Die neue Welt des lautlosen Entfernens von Kontakten wirft die Frage auf, ob man nicht auch ein Recht darauf hat zu erfahren, warum man rausgeflogen ist.

Ich überlegte hin und her und erinnerte mich an einen Vortrag eines Soziologen, der mit Verwunderung festgestellt hatte, dass Menschen in strengen religiösen Gemeinschaften diese selten verlassen, selbst dann nicht, wenn sie die Glaubenssätze für Mumpitz halten. Wie lässt sich das erklären?

Die kurze Antwort: difficult in, diffcult out.

Erstens: Die Mitgliedschaft erforderte einen Tribut. Man musste seine Ernsthaftigkeit unter Beweis stellen.
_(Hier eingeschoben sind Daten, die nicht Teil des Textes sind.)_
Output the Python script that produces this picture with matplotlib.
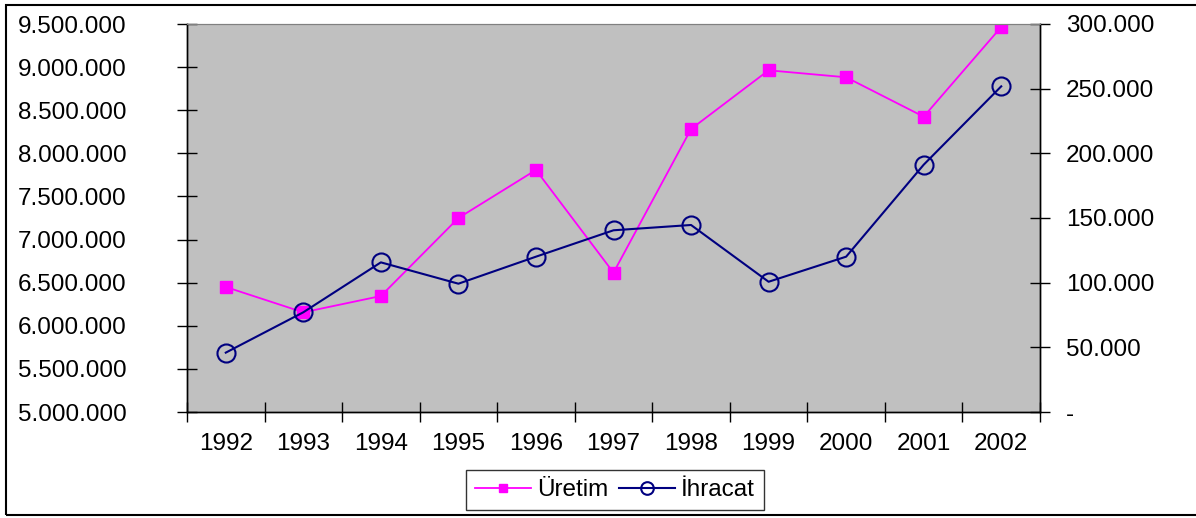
import matplotlib
matplotlib.use("Agg")
import matplotlib.pyplot as plt
from matplotlib.ticker import FuncFormatter, MultipleLocator
from matplotlib.patches import Rectangle

plt.rcParams['font.family'] = ['Liberation Sans', 'DejaVu Sans']

# data
years = ['1992', '1993', '1994', '1995', '1996', '1997', '1998', '1999', '2000', '2001', '2002']
uretim = [6450000, 6156000, 6345000, 7250000, 7807000, 6616000, 8282000, 8963000, 8882000, 8425000, 9465000]
ihracat = [45900, 77100, 115700, 99200, 120100, 140500, 144600, 100700, 120100, 191200, 251800]


def dotted(v, pos):
    return f"{int(round(v)):,}".replace(",", ".")


def dotted_right(v, pos):
    if abs(v) < 1:
        return "-"
    return f"{int(round(v)):,}".replace(",", ".")


fig = plt.figure(figsize=(11.96, 5.18), dpi=100)
ax = fig.add_axes([187 / 1196, 1 - 412 / 518, (1040 - 187) / 1196, (412 - 24) / 518])
ax2 = ax.twinx()

ax.set_facecolor('#C0C0C0')
x = list(range(len(years)))

l1, = ax.plot(x, uretim, color='#FF00FF', lw=1.3, marker='s', markersize=8,
              markerfacecolor='#FF00FF', markeredgecolor='#FF00FF', label='Üretim')
l2, = ax2.plot(x, ihracat, color='#000080', lw=1.5, marker='o', markersize=13,
               markerfacecolor='none', markeredgecolor='#000080', markeredgewidth=1.5,
               label='İhracat')

ax.set_xlim(-0.5, len(years) - 0.5)
ax.set_ylim(5000000, 9500000)
ax2.set_ylim(0, 300000)
ax.yaxis.set_major_locator(MultipleLocator(500000))
ax2.yaxis.set_major_locator(MultipleLocator(50000))
ax.yaxis.set_major_formatter(FuncFormatter(dotted))
ax2.yaxis.set_major_formatter(FuncFormatter(dotted_right))

# category labels centred, ticks on the boundaries
ax.set_xticks([i - 0.5 for i in range(len(years) + 1)])
ax.set_xticklabels([])
ax.set_xticks(x, minor=True)
ax.set_xticklabels(years, minor=True)
ax.tick_params(axis='x', which='minor', length=0, labelsize=17.5, pad=15)
ax.tick_params(axis='x', which='major', direction='inout', length=15, width=1)

ax.tick_params(axis='y', direction='inout', length=15, width=1, labelsize=17.5, pad=36)
ax2.tick_params(axis='y', direction='inout', length=15, width=1, labelsize=17.5, pad=11)

for a in (ax, ax2):
    a.spines['top'].set_color('#808080')
    for s in ('left', 'right', 'bottom'):
        a.spines[s].set_color('black')
        a.spines[s].set_linewidth(1)

leg = fig.legend(handles=[l1, l2], loc='center', bbox_to_anchor=(615 / 1196, 1 - 490 / 518),
                 ncol=2, fontsize=17.5, frameon=True, fancybox=False, edgecolor='black',
                 handlelength=2.3, handletextpad=0.25, columnspacing=0.45, borderpad=0.35,
                 markerscale=0.7)
leg.get_frame().set_linewidth(1)

fig.add_artist(Rectangle((6 / 1196, 1 - 515 / 518), 1.1, (515 - 5) / 518,
                         transform=fig.transFigure, fill=False, edgecolor='black', lw=1.5))

fig.savefig('out.png', dpi=100)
Und was einen hohen Preis hat, gibt man nicht leichtfertig auf.

Zweitens: Auch die anderen Mitglieder haben einen hohen Eintrittspreis bezahlt und ihre Loyalität bewiesen. Man kann sich auf sie verlassen. Sie sind für einen da. Und das ist viel wert.
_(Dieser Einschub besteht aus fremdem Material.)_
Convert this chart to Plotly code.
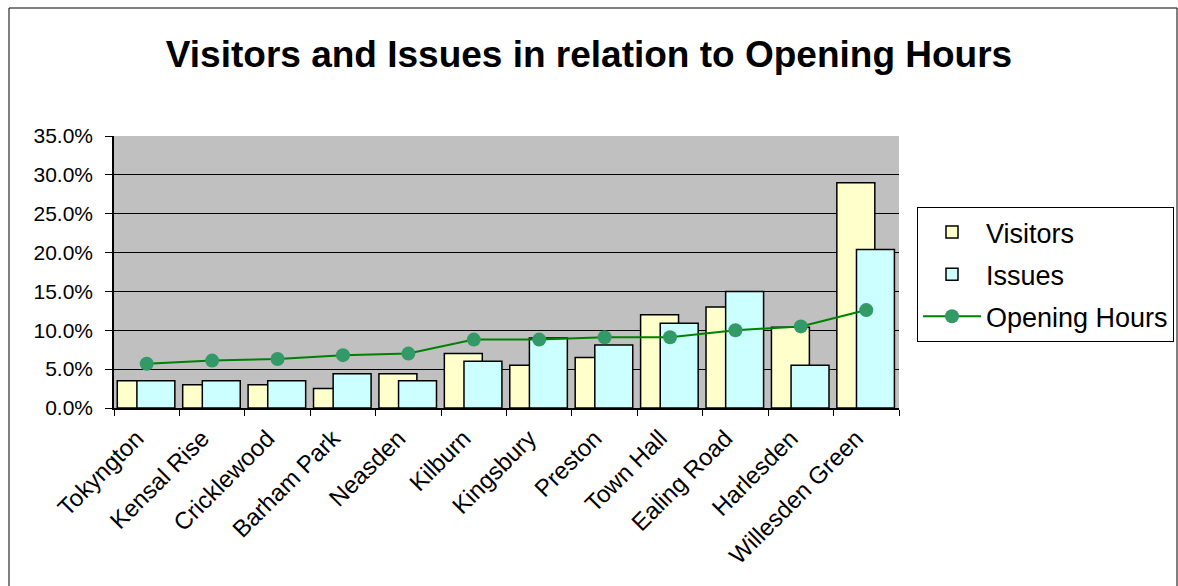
import plotly.graph_objects as go

# Branch libraries, each branch's share of the total
branches = ["Tokyngton", "Kensal Rise", "Cricklewood", "Barham Park", "Neasden",
            "Kilburn", "Kingsbury", "Preston", "Town Hall", "Ealing Road",
            "Harlesden", "Willesden Green"]
visitors = [0.035, 0.030, 0.030, 0.025, 0.044, 0.070, 0.055, 0.065, 0.120, 0.130, 0.104, 0.290]
issues = [0.035, 0.035, 0.035, 0.044, 0.035, 0.060, 0.090, 0.081, 0.109, 0.150, 0.055, 0.204]
opening_hours = [0.057, 0.061, 0.063, 0.068, 0.070, 0.088, 0.088, 0.091, 0.091, 0.100, 0.105, 0.126]
y_ticks = [0.0, 0.05, 0.10, 0.15, 0.20, 0.25, 0.30, 0.35]

FONT = "Liberation Sans, Arial, sans-serif"

fig = go.Figure()
fig.add_trace(go.Bar(
    x=branches, y=visitors, name="Visitors", legendgroup="v",
    offset=-0.45, width=0.58,
    marker=dict(color="#FFFFCC", line=dict(color="black", width=1.5)),
))
fig.add_trace(go.Bar(
    x=branches, y=issues, name="Issues", legendgroup="i",
    offset=-0.15, width=0.58,
    marker=dict(color="#CCFFFF", line=dict(color="black", width=1.5)),
))
fig.add_trace(go.Scatter(
    x=branches, y=opening_hours, name="Opening Hours", legendgroup="o",
    mode="lines+markers",
    line=dict(color="#008000", width=2),
    marker=dict(color="#339966", size=14),
))

W, H = 1178, 586
L, R, T, B = 114, 279, 136, 178
pw, ph = W - L - R, H - T - B

def px_x(x):
    return (x - L) / pw

def px_y(y):
    return (H - B - y) / ph

fig.update_layout(
    width=W, height=H,
    margin=dict(l=L, r=R, t=T, b=B, autoexpand=False),
    paper_bgcolor="white",
    plot_bgcolor="#C0C0C0",
    barmode="overlay",
    font=dict(family=FONT, color="black"),
    title=dict(
        text="<b>Visitors and Issues in relation to Opening Hours</b>",
        font=dict(size=37, family=FONT, color="black"),
        x=0.5, xref="container", xanchor="center",
        y=1 - 54 / H, yref="container", yanchor="middle",
    ),
    legend=dict(
        x=px_x(917), y=px_y(207), xanchor="left", yanchor="top",
        bgcolor="white", bordercolor="black", borderwidth=1,
        font=dict(size=27, family=FONT),
        traceorder="grouped", tracegroupgap=4,
        itemwidth=58,
    ),
    xaxis=dict(
        type="category",
        tickson="boundaries", ticks="outside", ticklen=6, tickcolor="black",
        showline=True, linecolor="black", linewidth=1.5,
        showgrid=False,
        tickangle=-45, tickfont=dict(size=24, family=FONT),
        ticklabelshift=-10, ticklabelstandoff=5,
        range=[-0.5, len(branches) - 0.5],
    ),
    yaxis=dict(
        range=[0, 0.35], tickvals=y_ticks, tickformat=".1%",
        ticks="outside", ticklen=7, tickcolor="black",
        showline=True, linecolor="black", linewidth=1.5,
        showgrid=True, gridcolor="black", gridwidth=1,
        zeroline=False,
        tickfont=dict(size=21, family=FONT),
        ticklabelstandoff=8,
    ),
    shapes=[
        dict(type="rect", xref="paper", yref="paper",
             x0=px_x(9), x1=px_x(1177), y0=px_y(595), y1=px_y(8),
             line=dict(color="black", width=1), fillcolor="rgba(0,0,0,0)",
             layer="below"),
    ],
)

fig.write_html("out.html")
Social Media ist das exakte Gegenteil. Eine Vernetzung erfordert nur zwei Klicks, und schon sind wir „Freunde“, ganz umsonst. Weder musste sich der andere beweisen noch ich selbst. Aber was keinen Preis hat, hat auch keinen Wert.
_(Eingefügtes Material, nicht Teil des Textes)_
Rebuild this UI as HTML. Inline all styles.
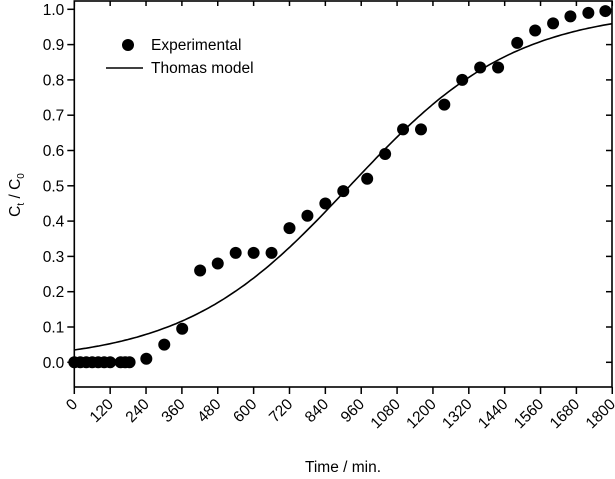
<!DOCTYPE html>
<html><head><meta charset="utf-8"><style>
body{margin:0;background:#fff}
svg{display:block;font-family:"Liberation Sans",sans-serif}
</style></head><body>
<svg id="chart" width="615" height="479">
<g id="grid"></g>
</svg>
<script>
const xTicks=[0,120,240,360,480,600,720,840,960,1080,1200,1320,1440,1560,1680,1800];
const yTicks=[0,0.1,0.2,0.3,0.4,0.5,0.6,0.7,0.8,0.9,1.0];
const expTime=[0,20,40,60,80,100,120,155,170,185,241,301,361,421,480,540,600,660,720,780,840,900,980,1040,1100,1160,1238,1298,1358,1418,1482,1542,1602,1660,1720,1777];
const expC=[0,0,0,0,0,0,0,0,0,0,0.01,0.05,0.095,0.26,0.28,0.31,0.31,0.31,0.38,0.415,0.45,0.485,0.52,0.59,0.66,0.66,0.73,0.80,0.835,0.835,0.905,0.94,0.96,0.98,0.99,0.995];
const thomasA=[3.32];
const thomasB=[0.0036];
const NS="http://www.w3.org/2000/svg";
const svg=document.getElementById('chart');
const L=74.3,R=612,T=0,B=387;
const X=t=>74.3+t*0.29887;
const Y=v=>362.3-v*353;
function mk(tag,attrs,parent){const e=document.createElementNS(NS,tag);for(const k in attrs)e.setAttribute(k,attrs[k]);(parent||svg).appendChild(e);return e;}
const fr=mk('rect',{x:L,y:1,width:R-L,height:B-1,fill:'none',stroke:'#000','stroke-width':1.6});


xTicks.forEach(t=>{
  const tk=mk('line',{x1:X(t),x2:X(t),y1:B,y2:B+7,stroke:'#000','stroke-width':1.5});
  
  
  mk('line',{x1:X(t),x2:X(t),y1:1,y2:6,stroke:'#000','stroke-width':1.5});
  const tx=mk('text',{x:X(t)+4,y:B+18,'font-size':15.5,'text-anchor':'end',transform:`rotate(-45 ${X(t)+4} ${B+18})`});
  tx.textContent=t;
  
  
});
yTicks.forEach(v=>{
  const tk=mk('line',{x1:L-7,x2:L,y1:Y(v),y2:Y(v),stroke:'#000','stroke-width':1.5});
  
  
  mk('line',{x1:R-6,x2:R,y1:Y(v),y2:Y(v),stroke:'#000','stroke-width':1.5});
  const tx=mk('text',{x:L-10,y:Y(v)+5.5,'font-size':15.5,'text-anchor':'end'});
  tx.textContent=v.toFixed(1);
  
  
});
let d='';
for(let t=0;t<=1800;t+=10){const v=1/(1+Math.exp(thomasA[0]-thomasB[0]*t));d+=(t?'L':'M')+X(t).toFixed(1)+' '+Y(v).toFixed(1);}
const cv=mk('path',{d:d,fill:'none',stroke:'#000','stroke-width':1.6});


expTime.forEach((t,i)=>{
  const c=mk('circle',{cx:X(t),cy:Y(expC[i]),r:6,fill:'#000'});
  
  
});
</script>
<svg style="position:absolute;left:0;top:0" width="615" height="479">
<g>
<circle cx="128" cy="45" r="6" fill="#000"/>
<text x="151" y="50" font-size="15.5">Experimental</text>
<line x1="106" x2="143" y1="68" y2="68" stroke="#000" stroke-width="1.6"/>
<text x="151" y="73" font-size="15.5">Thomas model</text>
</g>
<text x="343" y="472" font-size="15.5" text-anchor="middle">Time / min.</text>
<text transform="translate(20 195) rotate(-90)" font-size="15.5" text-anchor="middle">C<tspan font-size="10" dy="4">t</tspan><tspan dy="-4"> / C</tspan><tspan font-size="10" dy="4">0</tspan></text>
</svg>
</body></html>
Wenn diese Annahme stimmt, dann wäre es seltsam, dass ich vor dem Trennungsklick noch viele Erklärungen liefern müsste. Die habe ich am Anfang doch auch nicht gemacht. Mit einem Klick verbindet man sich; mit einem zweiten trennt man sich, weil man sich nichts schuldig ist.

Kurz: easy in, easy out.

Sollten wir unsere Diskussion womöglich nicht beim Ghosting beginnen lassen, sondern damit, wie sündhaft preiswert wir uns vernetzen?

Das ist meine Theorie. Sie beansprucht nicht, das Phänomen in Gänze zu erklären, und jeder ist eingeladen, sie zu kritisieren – dafür sind Theorien ja da.